• Task statement
Assemble all lines in which the string "Rebuild" appears.

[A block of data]
+ + + + +

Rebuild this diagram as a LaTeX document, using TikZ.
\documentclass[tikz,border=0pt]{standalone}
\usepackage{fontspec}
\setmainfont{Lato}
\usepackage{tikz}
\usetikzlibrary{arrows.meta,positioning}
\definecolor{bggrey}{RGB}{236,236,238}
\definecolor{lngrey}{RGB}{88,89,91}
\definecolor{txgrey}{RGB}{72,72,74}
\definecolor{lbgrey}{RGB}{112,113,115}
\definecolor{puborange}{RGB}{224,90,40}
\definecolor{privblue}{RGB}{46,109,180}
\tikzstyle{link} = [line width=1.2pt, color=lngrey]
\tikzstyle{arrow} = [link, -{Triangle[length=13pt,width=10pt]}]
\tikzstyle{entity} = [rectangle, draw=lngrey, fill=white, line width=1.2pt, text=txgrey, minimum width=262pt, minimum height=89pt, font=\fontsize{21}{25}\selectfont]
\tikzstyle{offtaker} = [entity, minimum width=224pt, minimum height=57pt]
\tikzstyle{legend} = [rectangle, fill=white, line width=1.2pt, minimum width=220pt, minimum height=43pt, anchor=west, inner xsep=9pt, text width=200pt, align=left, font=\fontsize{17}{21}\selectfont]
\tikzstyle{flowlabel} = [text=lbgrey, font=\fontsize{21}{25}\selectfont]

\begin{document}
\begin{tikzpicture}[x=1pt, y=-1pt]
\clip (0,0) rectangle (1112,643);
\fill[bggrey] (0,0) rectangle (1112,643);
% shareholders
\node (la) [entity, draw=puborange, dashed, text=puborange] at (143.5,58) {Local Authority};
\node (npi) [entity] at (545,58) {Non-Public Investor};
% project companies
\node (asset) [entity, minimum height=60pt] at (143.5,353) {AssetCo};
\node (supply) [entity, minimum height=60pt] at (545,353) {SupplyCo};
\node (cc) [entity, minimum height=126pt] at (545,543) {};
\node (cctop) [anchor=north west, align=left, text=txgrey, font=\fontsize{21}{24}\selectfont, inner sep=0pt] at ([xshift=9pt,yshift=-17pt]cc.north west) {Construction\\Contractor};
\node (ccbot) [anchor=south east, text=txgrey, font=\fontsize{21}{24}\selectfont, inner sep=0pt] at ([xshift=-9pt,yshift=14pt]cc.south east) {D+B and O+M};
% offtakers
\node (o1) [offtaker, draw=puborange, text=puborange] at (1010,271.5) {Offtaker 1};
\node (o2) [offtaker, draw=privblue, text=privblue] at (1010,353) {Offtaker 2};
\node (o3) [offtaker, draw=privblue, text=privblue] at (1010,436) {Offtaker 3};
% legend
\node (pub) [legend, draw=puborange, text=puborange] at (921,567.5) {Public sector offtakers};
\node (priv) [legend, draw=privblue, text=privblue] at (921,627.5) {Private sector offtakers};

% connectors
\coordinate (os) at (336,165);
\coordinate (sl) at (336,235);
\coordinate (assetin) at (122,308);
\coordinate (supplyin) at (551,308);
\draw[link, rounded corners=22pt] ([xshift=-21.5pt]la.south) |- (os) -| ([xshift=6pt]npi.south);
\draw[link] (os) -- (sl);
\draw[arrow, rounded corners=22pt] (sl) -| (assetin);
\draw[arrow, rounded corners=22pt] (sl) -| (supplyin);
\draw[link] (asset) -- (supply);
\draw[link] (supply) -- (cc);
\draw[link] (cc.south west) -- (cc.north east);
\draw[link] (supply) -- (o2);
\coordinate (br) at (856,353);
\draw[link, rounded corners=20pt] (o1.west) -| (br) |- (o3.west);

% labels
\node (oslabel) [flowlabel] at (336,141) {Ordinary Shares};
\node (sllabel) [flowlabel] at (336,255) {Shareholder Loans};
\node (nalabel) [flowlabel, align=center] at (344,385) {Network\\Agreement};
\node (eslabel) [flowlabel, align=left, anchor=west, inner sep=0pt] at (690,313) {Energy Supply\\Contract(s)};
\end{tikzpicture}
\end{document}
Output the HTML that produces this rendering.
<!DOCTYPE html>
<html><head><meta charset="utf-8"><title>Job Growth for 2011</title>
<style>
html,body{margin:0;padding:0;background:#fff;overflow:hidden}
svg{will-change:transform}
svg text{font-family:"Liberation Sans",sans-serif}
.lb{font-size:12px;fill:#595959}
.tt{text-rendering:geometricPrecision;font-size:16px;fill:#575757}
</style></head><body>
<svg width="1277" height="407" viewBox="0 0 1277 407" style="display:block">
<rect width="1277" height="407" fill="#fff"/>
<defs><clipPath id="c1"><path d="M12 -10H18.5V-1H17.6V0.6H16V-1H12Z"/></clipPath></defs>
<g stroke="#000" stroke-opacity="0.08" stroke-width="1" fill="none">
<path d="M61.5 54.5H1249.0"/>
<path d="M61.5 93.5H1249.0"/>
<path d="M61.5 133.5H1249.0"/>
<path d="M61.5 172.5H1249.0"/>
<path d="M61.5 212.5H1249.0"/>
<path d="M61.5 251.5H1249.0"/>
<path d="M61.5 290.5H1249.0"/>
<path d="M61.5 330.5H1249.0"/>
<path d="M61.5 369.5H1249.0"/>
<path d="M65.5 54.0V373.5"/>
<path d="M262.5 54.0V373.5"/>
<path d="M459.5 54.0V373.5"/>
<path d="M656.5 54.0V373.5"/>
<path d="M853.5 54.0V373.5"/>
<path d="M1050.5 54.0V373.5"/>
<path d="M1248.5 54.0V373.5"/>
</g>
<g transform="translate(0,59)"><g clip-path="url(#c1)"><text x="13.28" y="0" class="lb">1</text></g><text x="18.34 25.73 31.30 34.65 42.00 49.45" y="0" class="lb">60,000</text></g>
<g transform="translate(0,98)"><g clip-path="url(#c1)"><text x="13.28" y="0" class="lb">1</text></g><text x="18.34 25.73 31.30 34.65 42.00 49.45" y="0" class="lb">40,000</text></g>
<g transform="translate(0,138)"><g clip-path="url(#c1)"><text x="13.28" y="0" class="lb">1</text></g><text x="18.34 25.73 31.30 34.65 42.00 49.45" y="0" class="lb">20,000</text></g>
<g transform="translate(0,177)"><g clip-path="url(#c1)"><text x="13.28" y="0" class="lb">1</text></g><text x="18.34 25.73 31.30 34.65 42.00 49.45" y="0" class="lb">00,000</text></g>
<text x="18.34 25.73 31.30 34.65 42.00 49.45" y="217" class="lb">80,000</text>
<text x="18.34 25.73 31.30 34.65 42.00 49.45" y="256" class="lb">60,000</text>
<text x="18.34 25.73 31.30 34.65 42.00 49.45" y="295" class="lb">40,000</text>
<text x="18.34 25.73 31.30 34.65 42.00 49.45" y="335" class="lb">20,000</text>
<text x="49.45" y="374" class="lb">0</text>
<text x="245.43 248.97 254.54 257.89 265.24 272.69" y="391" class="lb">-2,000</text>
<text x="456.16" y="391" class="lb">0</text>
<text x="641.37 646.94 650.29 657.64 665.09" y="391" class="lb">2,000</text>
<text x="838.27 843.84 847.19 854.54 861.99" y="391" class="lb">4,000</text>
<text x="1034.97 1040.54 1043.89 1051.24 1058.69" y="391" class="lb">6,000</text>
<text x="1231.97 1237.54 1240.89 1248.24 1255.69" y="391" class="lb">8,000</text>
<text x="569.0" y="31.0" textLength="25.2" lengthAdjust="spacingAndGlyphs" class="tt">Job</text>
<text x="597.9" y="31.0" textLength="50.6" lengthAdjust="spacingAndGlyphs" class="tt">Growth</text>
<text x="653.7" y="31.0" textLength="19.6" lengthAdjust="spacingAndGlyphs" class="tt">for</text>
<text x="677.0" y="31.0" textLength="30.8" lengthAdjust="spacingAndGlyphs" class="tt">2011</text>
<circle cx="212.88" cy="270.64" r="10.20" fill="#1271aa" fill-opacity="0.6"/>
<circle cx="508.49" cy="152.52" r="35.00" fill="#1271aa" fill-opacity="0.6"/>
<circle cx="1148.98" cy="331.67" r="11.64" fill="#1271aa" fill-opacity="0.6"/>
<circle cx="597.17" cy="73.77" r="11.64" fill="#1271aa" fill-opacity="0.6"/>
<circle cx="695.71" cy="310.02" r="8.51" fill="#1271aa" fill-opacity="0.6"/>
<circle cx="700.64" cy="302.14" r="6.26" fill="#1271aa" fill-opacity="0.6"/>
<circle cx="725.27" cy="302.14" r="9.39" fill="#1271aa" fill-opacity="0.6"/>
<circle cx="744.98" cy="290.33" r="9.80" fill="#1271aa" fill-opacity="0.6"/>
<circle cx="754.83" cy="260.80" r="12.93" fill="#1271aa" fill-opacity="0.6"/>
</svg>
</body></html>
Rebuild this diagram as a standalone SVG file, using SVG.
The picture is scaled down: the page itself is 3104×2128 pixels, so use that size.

+ + + + +

• Result of this task
Rebuild this diagram as a LaTeX document, using TikZ.
Rebuild this diagram as a standalone SVG file, using SVG.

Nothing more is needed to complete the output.